See above. Perhaps "illusion" is not the right word. Is a motion picture an illusion? It is a series of still pictures presented in a particular way giving the effect of motion from the POV of a human observer; better to be descriptive than use words like illusion and delusion.

> > This is why I say that "I" live only transiently when I am interested
> > in being rigorous, while in everyday life I use the pronoun "I" to
> > mean what most people mean by it, and what my human-standard
> > psychological makeup tells me it means.
>
>
> This is hard matter and I don't expect we will settle this in few
> posts. I think I see what you mean, and at the same time I believe comp
> forces us to believe in the contrary (but I know this is strongly
> counter-intuitive for those who thinks a lot on personal identity and
> does keep some form of naturalism). The reason is that eventually the
> first persons will appear to be the time and space constructors, and
> that the first person "I" does not even exists transiently (it needs at
> least two instants!).

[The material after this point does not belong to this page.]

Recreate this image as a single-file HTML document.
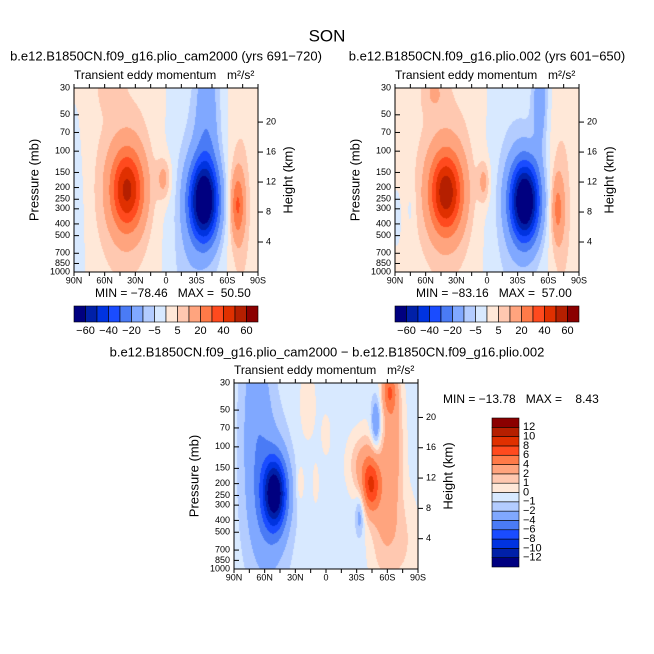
<!DOCTYPE html>
<html><head><meta charset="utf-8">
<style>
body{margin:0;background:#fff;}
#root{position:relative;width:654px;height:654px;overflow:hidden;background:#fff;font-family:"Liberation Sans",sans-serif;}
canvas{position:absolute;}
svg{position:absolute;left:0;top:0;}
text{font-family:"Liberation Sans",sans-serif;fill:#000;white-space:pre;}
</style></head>
<body>
<div id="root">
<canvas id="c1"></canvas>
<canvas id="c2"></canvas>
<canvas id="c3"></canvas>
<svg id="s" width="654" height="654"></svg>
</div>
<script>
// ---- data ----
const topLevels = [-60,-50,-40,-30,-20,-10,-5,0,5,10,20,30,40,50,60];
const topLabels = ["-60","-40","-20","-5","5","20","40","60"];
const diffLevels = [-12,-10,-8,-6,-4,-2,-1,0,1,2,4,6,8,10,12];
const diffLabels = ["12","10","8","6","4","2","1","0","-1","-2","-4","-6","-8","-10","-12"];
const colors = ["#000080","#0020a8","#0033e0","#1a4cff","#4a7bf5","#80a8ff","#b3ccff","#d8e9ff","#ffe8d8","#ffc8b0","#ffa47e","#ff7a48","#ff4a1e","#e03000","#b51f00","#8b0000"];
const pressTicks = [1000,850,700,500,400,300,250,200,150,100,70,50,30];
const heightTicks = [4,8,12,16,20];
const latTicks = [90,60,30,0,-30,-60,-90];
const latLabels = ["90N","60N","30N","0","30S","60S","90S"];

// left panel blobs (lat N+, pressure mb, amplitude, lat width, log-p width)
const leftLat  = [38, 40, 2, 55, -37, -40, -28, -70, -72, 88, -20];
const leftP    = [210,200,170,30, 260, 50, 300, 280, 300, 500, 900];
const leftAmp  = [45, 8, 12, 6, -70, -14, -8, 25, 8, -6, -2];
const leftSLat = [11, 25, 5, 8, 10, 8, 22, 4.5, 9, 6, 10];
const leftSU   = [0.15,0.45,0.08,0.08,0.15,0.35,0.5,0.12,0.4,0.4,0.2];

const rightLat  = [40, 40, 3, 52, -37, -52, -28, -69, -72, 88, 75];
const rightP    = [220,200,180,32, 260, 35, 300, 300, 300, 350, 300];
const rightAmp  = [50, 8, 12, 7, -75, -15, -8, 18, 8, -5, -4];
const rightSLat = [11, 25, 4, 8, 10, 5, 22, 4, 9, 3, 3];
const rightSU   = [0.15,0.45,0.08,0.08,0.15,0.2,0.5,0.12,0.4,0.1,0.1];

const diffLat  = [50, 57, 68, -44, -36, -62, -66, -55, -75, -49, -33, 25, 10, 18, 0];
const diffP    = [240,300,50, 210, 140, 35, 80, 300, 600, 65, 360, 200, 200, 45, 80];
const diffAmp  = [-12,-3,-2.5,6.5, 2.8, 5, 3, 2.5, 1.5, -4, -2.5, 1.5, 1.5, 1.2, 0.9];
const diffSLat = [8, 14, 10, 6, 10, 5, 7, 10, 12, 3.5, 3, 2.5, 2, 6, 4];
const diffSU   = [0.13,0.3,0.35,0.1,0.12,0.08,0.25,0.3,0.2,0.1,0.08,0.07,0.07,0.15,0.1];

// ---- helpers ----
const LOGR = Math.log(1000/30);
function uOf(p){return Math.log(p/30)/LOGR;}
function field(lat,u,L,P,A,SL,SU,bg){
  let v=bg;
  for(let i=0;i<L.length;i++){
    const dl=(lat-L[i])/SL[i], du=(u-uOf(P[i]))/SU[i];
    v+=A[i]*Math.exp(-0.5*(dl*dl+du*du));
  }
  return v;
}
function hex(c){return [parseInt(c.substr(1,2),16),parseInt(c.substr(3,2),16),parseInt(c.substr(5,2),16)];}
const rgb = colors.map(hex);
function drawField(id,x0,y0,w,h,L,P,A,SL,SU,levels,bg){
  const cv=document.getElementById(id);
  cv.width=w;cv.height=h;cv.style.left=x0+'px';cv.style.top=y0+'px';
  const ctx=cv.getContext('2d');
  const img=ctx.createImageData(w,h);
  for(let y=0;y<h;y++){
    const u=(y+0.5)/h;
    for(let x=0;x<w;x++){
      const lat=90-180*(x+0.5)/w;
      const v=field(lat,u,L,P,A,SL,SU,bg);
      let k=0;while(k<levels.length&&v>=levels[k])k++;
      const c=rgb[k];const o=(y*w+x)*4;
      img.data[o]=c[0];img.data[o+1]=c[1];img.data[o+2]=c[2];img.data[o+3]=255;
    }
  }
  ctx.putImageData(img,0,0);
}
const S=document.getElementById('s');
const NS='http://www.w3.org/2000/svg';
function el(tag,attrs,txt){
  const e=document.createElementNS(NS,tag);
  for(const k in attrs)e.setAttribute(k,attrs[k]);
  if(txt!==undefined)e.textContent=txt;
  S.appendChild(e);return e;
}
function txt(x,y,s,size,anchor,name,rot){
  const a={x:x,y:y,'font-size':size,'text-anchor':anchor||'start','dominant-baseline':'middle'};
  if(rot)a.transform='rotate(-90 '+x+' '+y+')';
  const t=el('text',a,s);
  
  
  return t;
}
function panel(prefix,x0,y0,w,h,title,minmax,mmx,mmy){
  const yOf=p=>y0+h*uOf(p);
  const xOf=lat=>x0+w*(90-lat)/180;
  const fr=el('rect',{x:x0,y:y0,width:w,height:h,fill:'none',stroke:'#000','stroke-width':1});
  
  
  if(title){txt(x0+w/2,y0-31,title,13,'middle',prefix+'-title');}
  txt(x0,y0-12,'Transient eddy momentum',12,'start',prefix+'-subtitle');
  txt(x0+w-31,y0-12,'m²/s²',12,'start',prefix+'-units');
  pressTicks.forEach(p=>{
    const y=yOf(p);
    const l=el('line',{x1:x0,x2:x0+5,y1:y,y2:y,stroke:'#000'});
    
    
    txt(x0-4,y,String(p),9,'end',prefix+'-pressure-label');
  });
  heightTicks.forEach(z=>{
    const y=yOf(1000*Math.exp(-z/7));
    const l=el('line',{x1:x0+w,x2:x0+w+5,y1:y,y2:y,stroke:'#000'});
    
    
    txt(x0+w+8,y,String(z),9,'start',prefix+'-height-label');
  });
  for(let lat=90;lat>=-90;lat-=15){
    const x=xOf(lat);
    const l1=el('line',{x1:x,x2:x,y1:y0+h,y2:y0+h+4,stroke:'#000'});
    
    
    const l2=el('line',{x1:x,x2:x,y1:y0,y2:y0-4,stroke:'#000'});
    
    
  }
  latTicks.forEach((lat,i)=>{txt(xOf(lat),y0+h+9,latLabels[i],9,'middle',prefix+'-lat-label');});
  txt(x0-39,y0+h/2,'Pressure (mb)',13,'middle',prefix+'-y-axis-title',true);
  txt(x0+w+31,y0+h/2,'Height (km)',13,'middle',prefix+'-height-axis-title',true);
  if(minmax){const m=el('text',{x:mmx,y:mmy,'font-size':12,'dominant-baseline':'middle'},minmax);
    }
}
function hbar(prefix,x0,y0,w,h){
  const bw=w/colors.length;
  colors.forEach((c,i)=>{
    const r=el('rect',{x:x0+i*bw,y:y0,width:bw,height:h,fill:c,stroke:'#000','stroke-width':0.6});
    
    
  });
  topLabels.forEach((s,j)=>{
    const i=2*j+1; // boundary index 1,3,5..
    txt(x0+i*bw,y0+h+9,s.replace('-','−'),11,'middle',prefix+'-colorbar-label');
  });
}
function vbar(prefix,x0,y0,w,h){
  const bh=h/colors.length;
  colors.forEach((c,i)=>{
    const r=el('rect',{x:x0,y:y0+(colors.length-1-i)*bh,width:w,height:bh,fill:c,stroke:'#000','stroke-width':0.6});
    
    
  });
  diffLabels.forEach((s,i)=>{
    txt(x0+w+4,y0+(i+1)*bh,s.replace('-','−'),11,'start','diff-colorbar-label');
  });
}

drawField('c1',74,88,184,184,leftLat,leftP,leftAmp,leftSLat,leftSU,topLevels,0.5);
drawField('c2',395,88,184,184,rightLat,rightP,rightAmp,rightSLat,rightSU,topLevels,0.5);
drawField('c3',234,383,184,186,diffLat,diffP,diffAmp,diffSLat,diffSU,diffLevels,-0.5);

txt(327,37,'SON',17,'middle','figure-title');
panel('left',74,88,184,184,'b.e12.B1850CN.f09_g16.plio_cam2000 (yrs 691−720)','MIN = −78.46   MAX =  50.50',95,294);
panel('right',395,88,184,184,'b.e12.B1850CN.f09_g16.plio.002 (yrs 601−650)','MIN = −83.16   MAX =  57.00',416,294);
panel('diff',234,383,184,186,null,null,0,0);
txt(327,353,'b.e12.B1850CN.f09_g16.plio_cam2000 − b.e12.B1850CN.f09_g16.plio.002',13,'middle','diff-title');
const mm=el('text',{x:443,y:400,'font-size':12,'dominant-baseline':'middle'},'MIN = −13.78   MAX =    8.43');


hbar('left',74,306,184,16);
hbar('right',395,306,184,16);
vbar('diff',492,418,27,149);
</script>
</body></html>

So here, comp could come back toward common
> sense: "you" are really defining partially and locally a past and a
> future (or many possible futures) like everyday life suggests. Identity
> is attached (partially) to connected memories, and all what matters
> consists in keeping that connection through the construction of time
> for consistency purpose. We are not allow to get others' experiences
> for the same consistency reason, so "I" remains invariant to "my"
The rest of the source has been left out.